Orlar’s system – now a business that supplies Vietnam’s top 200 restaurants and most middle-class supermarkets – uses greenhouses, with light and warmth provided gratis by the sun. The key, though, is in the secret rock. It has three seemingly magical properties: enormous thermal mass, the ability to retain water against the pull of gravity and an affinity for microbes.
It starts with chemistry – the rock’s pH and its liking for long-chain anionic molecules. Just as important, though, is how it’s treated. Ground into the right mix of sizes to optimise hydraulic conductivity, transpiration and gas exchange, it is infused with trillions of microbes, from 81 different species, which are encouraged to form a biofilm.
These microbes – the biotech – are hugely expensive. What’s clever about this particular microbial soup, though, along with the water-holding and thermal insulation of the rock, is that it succours only beneficial bugs. The substrate is constantly subjected to microbial tests – but, says Hugo, “we can actually put e.coli and salmonella inside our materials, and they don’t survive”.
This means the rock (unlike vermiculite or rockwool) is not dumped after each growth cycle but can be reused indefinitely. This gives the microbes, too, a long and useful life – rendering them very economical.
Because such a microbe mix generates ultra-healthy plants, no chemicals are applied and only minimal amounts of organic-certified pesticides and synthetic fertiliser. No hazmat suits, either – just local people in T-shirts and jeans. The thermal qualities of the rock mean that almost no heating or cooling is required – energy use per kilogram is less than 1 per cent of other intensive agriculture. Water use is minimal and greenhouse gas emissions net-negative. The yield, meanwhile – lettuce, edible flowers, tomatoes, strawberries, herbs – is clean, fresh, local and cheap.

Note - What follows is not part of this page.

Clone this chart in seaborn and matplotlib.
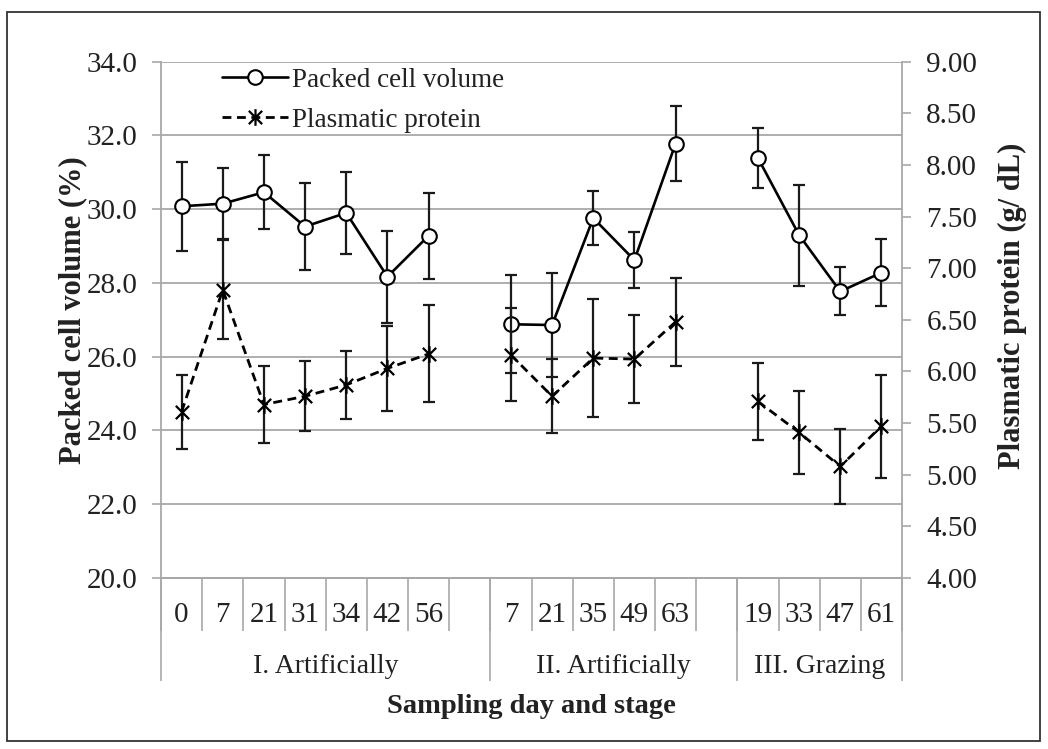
import numpy as np
import pandas as pd
import matplotlib
matplotlib.use("Agg")
import matplotlib.pyplot as plt
import seaborn as sns
from matplotlib.path import Path
from matplotlib.lines import Line2D
from matplotlib.patches import Rectangle
from matplotlib.ticker import FormatStrFormatter, FixedLocator

# ---------------- data ----------------
stages = ["I. Artificially", "II. Artificially", "III. Grazing"]
days_I = [0, 7, 21, 31, 34, 42, 56]
days_II = [7, 21, 35, 49, 63]
days_III = [19, 33, 47, 61]

pcv_I = [30.08, 30.15, 30.46, 29.53, 29.90, 28.17, 29.28]
pcv_II = [26.88, 26.86, 29.76, 28.62, 31.78]
pcv_III = [31.39, 29.30, 27.77, 28.28]
pcv_err_I = [1.20, 0.96, 1.00, 1.18, 1.12, 1.25, 1.17]
pcv_err_II = [1.33, 1.42, 0.74, 0.75, 1.02]
pcv_err_III = [0.82, 1.37, 0.65, 0.91]

prot_I = [5.61, 6.79, 5.68, 5.76, 5.87, 6.03, 6.17]
prot_II = [6.16, 5.76, 6.13, 6.12, 6.48]
prot_III = [5.71, 5.41, 5.08, 5.47]
prot_err_I = [0.36, 0.48, 0.37, 0.34, 0.33, 0.41, 0.47]
prot_err_II = [0.45, 0.36, 0.57, 0.43, 0.43]
prot_err_III = [0.37, 0.40, 0.36, 0.50]

blank_slots_after = [1, 1, 0]   # empty category slots after each stage

series_names = ["Packed cell volume", "Plasmatic protein"]
left_label = "Packed cell volume (%)"
right_label = "Plasmatic protein (g/ dL)"
x_label = "Sampling day and stage"

# ---------------- build table ----------------
groups = [
    (stages[0], days_I, pcv_I, pcv_err_I, prot_I, prot_err_I, blank_slots_after[0]),
    (stages[1], days_II, pcv_II, pcv_err_II, prot_II, prot_err_II, blank_slots_after[1]),
    (stages[2], days_III, pcv_III, pcv_err_III, prot_III, prot_err_III, blank_slots_after[2]),
]
rows = []
slot_labels = []
group_bounds = [-0.5]
group_centers = []
pos = 0
for stage, d, p, pe, q, qe, nblank in groups:
    start = pos
    for i in range(len(d)):
        rows.append(dict(stage=stage, pos=pos, day=d[i], pcv=p[i], pcv_err=pe[i],
                         prot=q[i], prot_err=qe[i]))
        slot_labels.append(str(d[i]))
        pos += 1
    for _ in range(nblank):
        slot_labels.append("")
        pos += 1
    group_bounds.append(pos - 0.5)
    group_centers.append((start - 0.5 + pos - 0.5) / 2)
df = pd.DataFrame(rows)
n_slots = pos

# ---------------- style ----------------
sns.set_style("white")
plt.rcParams["font.family"] = ["Liberation Serif", "DejaVu Serif"]
FS_TICK = 21
FS_LEG = 19.5
FS_GROUP = 20
FS_YLAB = 22
FS_XLAB = 20.5
TXT = "#222222"
GRID = "#a8a8a8"

W, H = 1048, 749
fig = plt.figure(figsize=(W / 100, H / 100), dpi=100)
fig.patch.set_facecolor("white")
L, R, T, B = 161, 902, 61.7, 578
ax = fig.add_axes([L / W, 1 - B / H, (R - L) / W, (B - T) / H])
ax2 = ax.twinx()

# star (asterisk) marker like Excel: x plus vertical bar
star = Path([(-1, -1), (1, 1), (-1, 1), (1, -1), (0, -1.25), (0, 1.25)],
            [Path.MOVETO, Path.LINETO, Path.MOVETO, Path.LINETO, Path.MOVETO, Path.LINETO])

# error bars
ax.errorbar(df["pos"], df["pcv"], yerr=df["pcv_err"], fmt="none", ecolor="#1a1a1a",
            elinewidth=1.6, capsize=4.6, capthick=1.6, zorder=2)
ax2.errorbar(df["pos"], df["prot"], yerr=df["prot_err"], fmt="none", ecolor="#1a1a1a",
             elinewidth=1.6, capsize=4.6, capthick=1.6, zorder=2)

# lines
sns.lineplot(data=df, x="pos", y="pcv", units="stage", estimator=None, ax=ax,
             color="black", lw=1.9, marker="o", markersize=10.5,
             markerfacecolor="white", markeredgecolor="black", markeredgewidth=1.5,
             zorder=3, legend=False)
sns.lineplot(data=df, x="pos", y="prot", units="stage", estimator=None, ax=ax2,
             color="black", lw=2.0, linestyle=(0, (3.2, 2.0)), marker=star, markersize=12,
             markerfacecolor="none", markeredgecolor="black", markeredgewidth=1.6,
             zorder=3, legend=False)

# ---------------- axes ----------------
ax.set_xlim(-0.5, n_slots - 0.5)
ax.set_ylim(20, 34)
ax2.set_ylim(4, 9)
ax.set_yticks(np.arange(20, 34.01, 2))
ax2.set_yticks(np.arange(4, 9.001, 0.5))
ax.yaxis.set_major_formatter(FormatStrFormatter("%.1f"))
ax2.yaxis.set_major_formatter(FormatStrFormatter("%.2f"))

ax.yaxis.grid(True, color=GRID, lw=1.3)
ax.xaxis.grid(False)
ax2.grid(False)
ax.set_axisbelow(True)

for s in ["top", "right"]:
    ax.spines[s].set_visible(False)
for s in ["top", "left", "bottom"]:
    ax2.spines[s].set_visible(False)
for sp in [ax.spines["left"], ax.spines["bottom"], ax2.spines["right"]]:
    sp.set_color(GRID)
    sp.set_linewidth(1.3)

ax.tick_params(axis="y", left=True, direction="out", length=6.5, width=1.2, color=GRID,
               labelsize=FS_TICK, labelcolor=TXT, pad=10.5)
ax2.tick_params(axis="y", right=True, direction="out", length=6.5, width=1.2, color=GRID,
                labelsize=FS_TICK, labelcolor=TXT, pad=11)

# x: day labels + slot separators
ax.set_xticks(range(n_slots))
ax.set_xticklabels(slot_labels)
ax.xaxis.set_minor_locator(FixedLocator(np.arange(-0.5, n_slots, 1.0)))
ax.tick_params(axis="x", which="major", bottom=True, length=0, labelsize=FS_TICK,
               labelcolor=TXT, pad=17)
ax.tick_params(axis="x", which="minor", bottom=True, direction="out", length=38,
               width=1.2, color=GRID)

# stage labels + stage separators
sec = ax.secondary_xaxis("bottom")
sec.set_xticks(group_centers)
sec.set_xticklabels(stages)
sec.xaxis.set_minor_locator(FixedLocator(group_bounds))
sec.tick_params(axis="x", which="major", bottom=True, length=0, labelsize=FS_GROUP,
                labelcolor=TXT, pad=55)
sec.tick_params(axis="x", which="minor", bottom=True, direction="out", length=74,
                width=1.2, color=GRID)
sec.spines["bottom"].set_color(GRID)
sec.spines["bottom"].set_linewidth(1.3)

ax.set_xlabel(x_label, fontsize=FS_XLAB, fontweight="bold", color=TXT)
ax.xaxis.set_label_coords(0.5, -0.2255)
ax.set_ylabel(left_label, fontsize=FS_YLAB, fontweight="bold", color=TXT)
ax.yaxis.set_label_coords(-0.0995, 0.519)
ax2.set_ylabel(right_label, fontsize=FS_YLAB, fontweight="bold", color=TXT)
ax2.yaxis.set_label_coords(1.1296, 0.527)

# legend
h1 = Line2D([], [], color="black", lw=1.9, marker="o", markersize=10.5,
            markerfacecolor="white", markeredgecolor="black", markeredgewidth=1.5)
h2 = Line2D([], [], color="black", lw=2.0, linestyle=(0, (3.2, 2.0)), marker=star,
            markersize=12, markerfacecolor="none", markeredgecolor="black", markeredgewidth=1.6)
leg = ax2.legend([h1, h2], series_names, loc="upper left", bbox_to_anchor=(0.082, 0.988),
                 frameon=False, borderaxespad=0, borderpad=0, handlelength=2.45,
                 handletextpad=0.15, labelspacing=0.55, fontsize=FS_LEG)
for t in leg.get_texts():
    t.set_color(TXT)

# outer frame
fig.patches.append(Rectangle((7 / W, 1 - 741 / H), (1040 - 7) / W, (741 - 12) / H,
                             transform=fig.transFigure, fill=False, ec="#333333", lw=1.3))

fig.savefig("out.png", dpi=100, facecolor="white")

This is important because South-East Asia has the world’s highest rate of residue-induced cancer. “Clean” imported food is flown in at huge cost and huger emissions; the poor get sick. Further, roughly half of Vietnam’s food production comes from the Mekong Delta, which is gradually sinking due to climate change and salinating due to the construction of hydro-dams up-river in China and Laos.
Mekong rice uses 2500 litres of water per kilogram; Orlar food uses just 30 litres – and with four times the revenue per kilogram. Also, being vertical farming, with 20 plants grown in each two-metre-high stack or “pod”, it is extremely space-efficient.
Critically, the thermal qualities of the rock allow temperate vegetables to be grown in “hostile” climates such as the Mekong, providing massive climate-adaptation and jobs with minimal water and land. Plus, as a company led by women, and 89 per cent staffed by women, it transforms lives and families.
Hugo chuckles at herself. “Two peri-menopausal women head to the jungle and go, ‘Let’s change the world.’”
Is it mad? As we confront mass climate-induced migration, I say, what could be saner?